Sharpe parlayed his three Super Bowl rings and his outsize personality into a 20-year TV career. Kelce was a Pro Bowler by the time he starred on Catching Kelce in 2016, a TV show in which 50 women from 50 states vied for his affections, Bachelor-style (the winner didn’t last). By then, Gronk had been the subject of an erotica novel, and, a credit to his versatility, he would go on to host a show on Nickelodeon before setting into his current role as a mediocre analyst for NFL on Fox.

All of this one day could be his.

“Hopefully, if all that comes with it,” Goedert said, “I can stay the same person, keep on loving the game, and play for a long time.”

The goods

Goedert is tall and stooped and bearded.

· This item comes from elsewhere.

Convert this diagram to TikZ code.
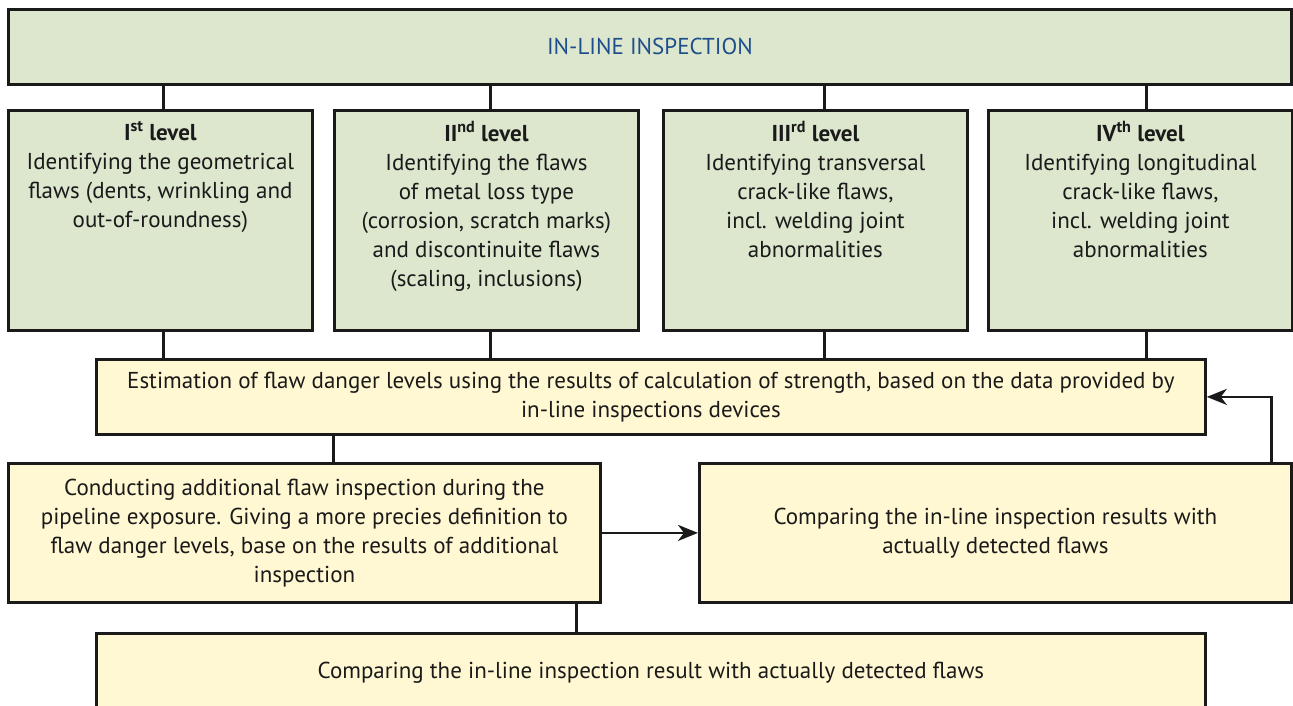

He talks with a soft, pleasant monotone, almost Western in its tenor and cadence.

That is where his gentleness ends. Ask Adoree’ Jackson.

Goedert stiff-armed the Giants cornerback on the third play of the NFC divisional game, an innocuous 9-yard gain that nevertheless set the tone for a 38-7 rout. “I landed one that I’d been waiting to land for a while,” he said afterward.

He averaged 7.6 yards after the catch this season, by far the best of any tight end for the second straight season, and he has longed to win the Angry Runs Scepter, awarded weekly by NFL Network analyst Kyle Brandt. He finally got it.

That wasn’t even his best play of the game — or even that drive.

Goedert snagged a one-handed, left-handed catch for a 16-yard catch-and-run that kick-started the Eagles’ playoff scoring avalanche. They’ve put up 69 points in two games.

He didn’t get much aerial action against the 49ers in the NFC championship game — five catches, 23 yards — but the best defense in the league made it a priority to muzzle him with Dre Greenlaw and Fred Warner, the best linebacker tandem in football. That’s OK. He was the fourth-best blocker among starting tight ends in football this season, and the fourth-best in overall grade, according to Pro Football Focus, and his contribution to the Eagles running game that bulldozed the Niners out of the playoffs was magnificent.

His grade probably would have been higher, but Goedert missed five games with a neck injury suffered on a missed face mask call early against the Commanders in Game 9, which the Eagles lost.

Goedert ranked No. 2 overall last season, when he caught just 56 passes for 830 yards and four touchdowns. He had 55 catches for 702 yards and three TDs this season.

If anyone ever needed a breakout playoff run, it’s Goedert.

Idol worship?

Goedert, 28, has trained with the 49ers’ George Kittle, 29, at the offseason “Tight End University” in Nashville since Kelce, 33, began it two years ago. Goedert impressed Kittle so much that Kittle in September called Goedert the most underrated tight end in the NFL. Then again, Goedert was an Advanced Placement student at the U.

“When I was in college, my favorite tight end was Kelce,” said Goedert, who walked on at FCS (I-AA) South Dakota State and became a two-time All- American, thanks, in part, to Kelce. “He does a great job finding the soft spot in zones. I took a lot of his stuff. Watched his film in college. Tried to implement it in our scheme.”

Weird. Kelce was just beginning his career when Goedert hit SDSU in 2013. Why not watch Gronk?

“Oh, I loved watching Gronk, too,” Goedert said with a defensive smile. “He shouldn’t take it personally. Gronk was the guy. Kelce? I just ended up watching him more because the Y-shovel [passes] we wound up putting in our offense, stuff like that.”

So, what if Goedert blows up on Super Bowl Sunday? Which off-the-field path would he prefer: sexy bachelor or goofy show host?

“I think I could fit into both,” Goedert said. “I think I would have more fun doing the Nickelodeon slime-type stuff. Loved watching that as a kid.”

Or not.

After all, he’s a South Dakota kid out of Britton-Hecla High, a two-town school that enrolls about 100 students from grades 9 to 12. After Philadelphia, and the Super Bowl, and the NFL, Goedert might want a break.

“You know,” he said, “I might just move to Wyoming. Get a little bit of land. Live off the grid for a while.”